Information shown
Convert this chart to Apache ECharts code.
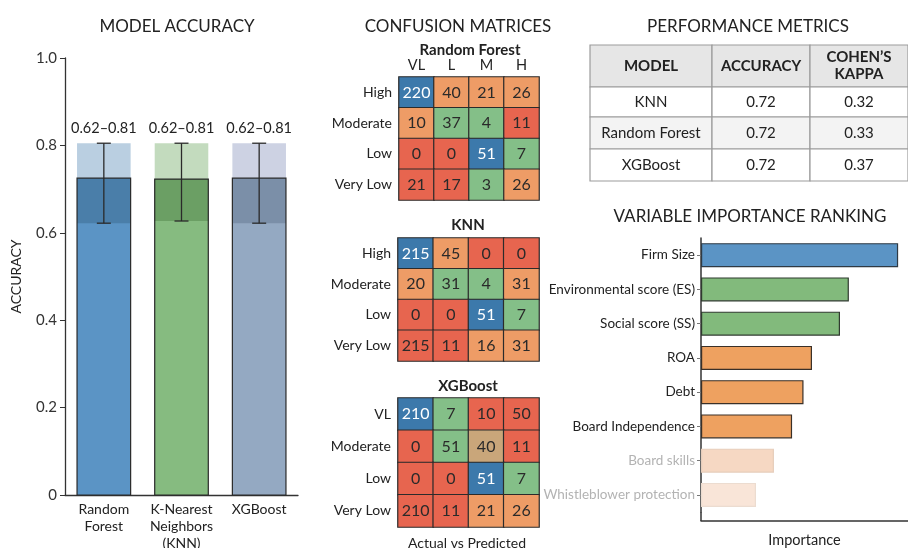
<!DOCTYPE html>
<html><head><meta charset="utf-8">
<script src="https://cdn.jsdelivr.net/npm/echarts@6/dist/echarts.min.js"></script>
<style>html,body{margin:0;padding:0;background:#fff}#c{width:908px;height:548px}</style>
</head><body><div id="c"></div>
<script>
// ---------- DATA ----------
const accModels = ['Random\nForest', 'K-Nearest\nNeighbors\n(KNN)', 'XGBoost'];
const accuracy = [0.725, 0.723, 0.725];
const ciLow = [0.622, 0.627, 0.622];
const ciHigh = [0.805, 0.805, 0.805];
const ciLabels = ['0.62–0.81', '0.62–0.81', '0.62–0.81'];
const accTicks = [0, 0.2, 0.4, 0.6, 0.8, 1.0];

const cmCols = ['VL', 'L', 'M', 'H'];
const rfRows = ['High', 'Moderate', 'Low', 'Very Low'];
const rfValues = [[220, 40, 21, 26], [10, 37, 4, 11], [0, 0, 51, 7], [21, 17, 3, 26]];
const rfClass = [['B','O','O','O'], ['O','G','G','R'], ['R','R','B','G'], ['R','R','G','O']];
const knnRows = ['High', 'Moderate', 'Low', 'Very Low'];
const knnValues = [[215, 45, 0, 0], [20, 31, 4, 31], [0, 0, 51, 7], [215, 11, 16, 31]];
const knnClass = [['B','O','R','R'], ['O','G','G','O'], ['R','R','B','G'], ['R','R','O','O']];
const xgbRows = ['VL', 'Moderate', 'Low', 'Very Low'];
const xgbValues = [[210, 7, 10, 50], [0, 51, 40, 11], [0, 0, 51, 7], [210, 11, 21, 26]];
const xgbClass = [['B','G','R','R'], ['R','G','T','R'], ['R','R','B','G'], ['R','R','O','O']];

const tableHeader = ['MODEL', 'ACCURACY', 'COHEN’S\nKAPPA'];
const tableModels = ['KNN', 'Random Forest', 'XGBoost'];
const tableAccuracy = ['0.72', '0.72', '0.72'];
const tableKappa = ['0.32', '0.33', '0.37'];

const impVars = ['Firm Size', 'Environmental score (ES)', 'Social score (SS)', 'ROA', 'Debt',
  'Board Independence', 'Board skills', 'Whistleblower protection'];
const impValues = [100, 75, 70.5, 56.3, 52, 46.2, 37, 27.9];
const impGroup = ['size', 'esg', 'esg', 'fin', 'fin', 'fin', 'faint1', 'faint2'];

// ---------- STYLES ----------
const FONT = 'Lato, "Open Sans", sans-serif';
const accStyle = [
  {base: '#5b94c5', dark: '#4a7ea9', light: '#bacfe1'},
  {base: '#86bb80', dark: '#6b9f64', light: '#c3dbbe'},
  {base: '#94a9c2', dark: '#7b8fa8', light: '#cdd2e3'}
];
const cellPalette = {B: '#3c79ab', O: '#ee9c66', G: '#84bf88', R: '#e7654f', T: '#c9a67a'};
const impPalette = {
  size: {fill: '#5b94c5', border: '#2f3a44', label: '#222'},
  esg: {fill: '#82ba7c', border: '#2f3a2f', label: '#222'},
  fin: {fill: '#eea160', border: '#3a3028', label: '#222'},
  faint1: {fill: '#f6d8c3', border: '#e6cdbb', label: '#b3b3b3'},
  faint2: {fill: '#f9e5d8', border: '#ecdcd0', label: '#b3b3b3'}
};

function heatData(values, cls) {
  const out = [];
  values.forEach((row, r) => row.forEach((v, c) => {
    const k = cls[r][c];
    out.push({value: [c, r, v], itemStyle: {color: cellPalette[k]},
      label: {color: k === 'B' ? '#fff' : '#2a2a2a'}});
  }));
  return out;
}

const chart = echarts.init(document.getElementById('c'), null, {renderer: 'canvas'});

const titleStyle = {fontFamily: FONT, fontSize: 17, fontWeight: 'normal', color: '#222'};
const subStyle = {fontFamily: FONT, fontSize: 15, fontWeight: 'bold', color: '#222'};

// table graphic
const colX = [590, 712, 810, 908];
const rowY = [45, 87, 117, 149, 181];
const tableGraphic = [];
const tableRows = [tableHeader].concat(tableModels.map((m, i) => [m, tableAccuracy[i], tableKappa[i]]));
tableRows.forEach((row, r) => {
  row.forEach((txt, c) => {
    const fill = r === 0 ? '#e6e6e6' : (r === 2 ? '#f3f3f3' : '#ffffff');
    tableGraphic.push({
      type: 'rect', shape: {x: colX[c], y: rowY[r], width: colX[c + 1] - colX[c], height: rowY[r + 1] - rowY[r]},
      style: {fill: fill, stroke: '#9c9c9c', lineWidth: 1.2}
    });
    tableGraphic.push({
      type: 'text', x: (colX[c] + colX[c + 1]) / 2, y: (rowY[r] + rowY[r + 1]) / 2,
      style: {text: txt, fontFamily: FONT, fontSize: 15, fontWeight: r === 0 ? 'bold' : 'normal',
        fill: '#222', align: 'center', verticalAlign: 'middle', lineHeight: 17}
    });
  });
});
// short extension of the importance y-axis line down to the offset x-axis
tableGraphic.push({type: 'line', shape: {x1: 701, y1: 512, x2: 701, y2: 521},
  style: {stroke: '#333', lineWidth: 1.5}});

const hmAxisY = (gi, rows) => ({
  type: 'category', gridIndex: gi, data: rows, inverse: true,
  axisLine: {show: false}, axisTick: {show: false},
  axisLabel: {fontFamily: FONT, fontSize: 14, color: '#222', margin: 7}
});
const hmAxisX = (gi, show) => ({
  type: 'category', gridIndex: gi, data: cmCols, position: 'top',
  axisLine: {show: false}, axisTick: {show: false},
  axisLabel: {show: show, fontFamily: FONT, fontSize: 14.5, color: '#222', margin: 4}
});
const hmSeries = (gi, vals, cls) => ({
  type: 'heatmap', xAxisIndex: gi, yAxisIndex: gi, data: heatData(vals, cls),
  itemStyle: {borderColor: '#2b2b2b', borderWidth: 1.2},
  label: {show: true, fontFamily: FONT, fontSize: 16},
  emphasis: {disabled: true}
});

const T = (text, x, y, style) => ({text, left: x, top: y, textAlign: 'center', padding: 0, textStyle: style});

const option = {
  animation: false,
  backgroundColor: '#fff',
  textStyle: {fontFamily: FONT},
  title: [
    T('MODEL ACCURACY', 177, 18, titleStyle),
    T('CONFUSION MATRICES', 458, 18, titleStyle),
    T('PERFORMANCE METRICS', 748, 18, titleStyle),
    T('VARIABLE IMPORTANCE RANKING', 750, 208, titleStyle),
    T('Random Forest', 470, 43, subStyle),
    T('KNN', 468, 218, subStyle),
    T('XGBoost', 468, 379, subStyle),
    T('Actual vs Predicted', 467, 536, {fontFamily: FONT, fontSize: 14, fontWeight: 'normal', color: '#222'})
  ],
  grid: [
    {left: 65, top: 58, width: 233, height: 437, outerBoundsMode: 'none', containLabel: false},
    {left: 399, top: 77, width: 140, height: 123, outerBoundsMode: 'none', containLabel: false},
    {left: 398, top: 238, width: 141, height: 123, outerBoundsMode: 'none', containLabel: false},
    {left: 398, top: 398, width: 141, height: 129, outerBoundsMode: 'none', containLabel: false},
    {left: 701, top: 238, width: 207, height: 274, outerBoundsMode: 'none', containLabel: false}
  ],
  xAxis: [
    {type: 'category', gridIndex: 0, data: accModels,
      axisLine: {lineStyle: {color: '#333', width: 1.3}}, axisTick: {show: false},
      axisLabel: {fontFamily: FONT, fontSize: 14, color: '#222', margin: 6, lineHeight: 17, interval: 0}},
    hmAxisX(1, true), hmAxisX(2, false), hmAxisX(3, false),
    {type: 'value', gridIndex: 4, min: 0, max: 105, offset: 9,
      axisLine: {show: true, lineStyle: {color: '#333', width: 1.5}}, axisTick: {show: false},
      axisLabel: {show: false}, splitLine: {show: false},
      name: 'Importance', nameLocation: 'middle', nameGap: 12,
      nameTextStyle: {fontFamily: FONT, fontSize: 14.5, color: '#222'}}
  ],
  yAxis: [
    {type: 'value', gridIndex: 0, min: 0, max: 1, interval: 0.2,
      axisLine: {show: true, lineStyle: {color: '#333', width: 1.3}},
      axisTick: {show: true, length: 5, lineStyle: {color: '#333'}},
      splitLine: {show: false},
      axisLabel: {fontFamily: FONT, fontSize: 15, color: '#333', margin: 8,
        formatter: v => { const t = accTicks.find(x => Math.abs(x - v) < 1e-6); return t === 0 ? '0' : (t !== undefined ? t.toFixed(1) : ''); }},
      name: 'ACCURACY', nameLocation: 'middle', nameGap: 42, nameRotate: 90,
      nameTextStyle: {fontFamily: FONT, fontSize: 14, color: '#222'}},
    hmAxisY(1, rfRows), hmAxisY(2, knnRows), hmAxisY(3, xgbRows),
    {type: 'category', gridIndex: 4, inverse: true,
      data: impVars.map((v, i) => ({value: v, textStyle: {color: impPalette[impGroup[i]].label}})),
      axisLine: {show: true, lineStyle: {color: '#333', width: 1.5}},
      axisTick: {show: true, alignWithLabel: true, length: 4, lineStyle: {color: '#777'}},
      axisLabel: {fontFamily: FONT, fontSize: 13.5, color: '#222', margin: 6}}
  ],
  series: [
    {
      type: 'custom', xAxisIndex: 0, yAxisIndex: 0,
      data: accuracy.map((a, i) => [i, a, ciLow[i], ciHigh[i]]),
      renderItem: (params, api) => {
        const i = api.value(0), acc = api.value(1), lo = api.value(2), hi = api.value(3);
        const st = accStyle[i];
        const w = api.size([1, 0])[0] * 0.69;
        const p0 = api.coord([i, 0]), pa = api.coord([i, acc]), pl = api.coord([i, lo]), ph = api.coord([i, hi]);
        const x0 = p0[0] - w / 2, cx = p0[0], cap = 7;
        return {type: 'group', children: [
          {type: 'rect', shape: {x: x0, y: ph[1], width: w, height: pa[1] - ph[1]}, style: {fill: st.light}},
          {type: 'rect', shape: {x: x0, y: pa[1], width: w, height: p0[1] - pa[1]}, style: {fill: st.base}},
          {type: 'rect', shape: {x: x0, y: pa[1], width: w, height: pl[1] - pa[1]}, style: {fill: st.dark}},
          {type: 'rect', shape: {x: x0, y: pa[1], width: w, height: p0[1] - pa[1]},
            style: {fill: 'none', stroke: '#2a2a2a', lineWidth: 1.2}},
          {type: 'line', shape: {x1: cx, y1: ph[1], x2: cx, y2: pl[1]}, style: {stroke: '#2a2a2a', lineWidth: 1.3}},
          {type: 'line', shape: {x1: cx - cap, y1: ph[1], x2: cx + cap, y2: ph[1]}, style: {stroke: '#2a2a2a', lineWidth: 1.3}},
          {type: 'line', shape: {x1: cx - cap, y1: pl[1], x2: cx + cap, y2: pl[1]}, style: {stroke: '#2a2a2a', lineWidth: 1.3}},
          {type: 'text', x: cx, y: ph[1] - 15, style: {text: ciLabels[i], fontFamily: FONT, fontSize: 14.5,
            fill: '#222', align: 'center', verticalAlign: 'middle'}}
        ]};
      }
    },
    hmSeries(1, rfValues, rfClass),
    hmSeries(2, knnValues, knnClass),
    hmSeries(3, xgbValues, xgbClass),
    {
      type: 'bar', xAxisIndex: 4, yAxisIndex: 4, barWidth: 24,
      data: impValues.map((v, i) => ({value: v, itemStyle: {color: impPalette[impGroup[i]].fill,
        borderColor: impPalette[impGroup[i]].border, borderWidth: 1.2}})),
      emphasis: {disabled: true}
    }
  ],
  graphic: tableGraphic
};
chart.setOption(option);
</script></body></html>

Aim
Copy nothing but the lines from the top of the material through the line holding "const accTicks = [0, 0.2, 0.4, 0.6, 0.8, 1.0];", exactly as written; omit pictures.

Written solution
Convert this chart to Apache ECharts code.
<!DOCTYPE html>
<html><head><meta charset="utf-8">
<script src="https://cdn.jsdelivr.net/npm/echarts@6/dist/echarts.min.js"></script>
<style>html,body{margin:0;padding:0;background:#fff}#c{width:908px;height:548px}</style>
</head><body><div id="c"></div>
<script>
// ---------- DATA ----------
const accModels = ['Random\nForest', 'K-Nearest\nNeighbors\n(KNN)', 'XGBoost'];
const accuracy = [0.725, 0.723, 0.725];
const ciLow = [0.622, 0.627, 0.622];
const ciHigh = [0.805, 0.805, 0.805];
const ciLabels = ['0.62–0.81', '0.62–0.81', '0.62–0.81'];
const accTicks = [0, 0.2, 0.4, 0.6, 0.8, 1.0];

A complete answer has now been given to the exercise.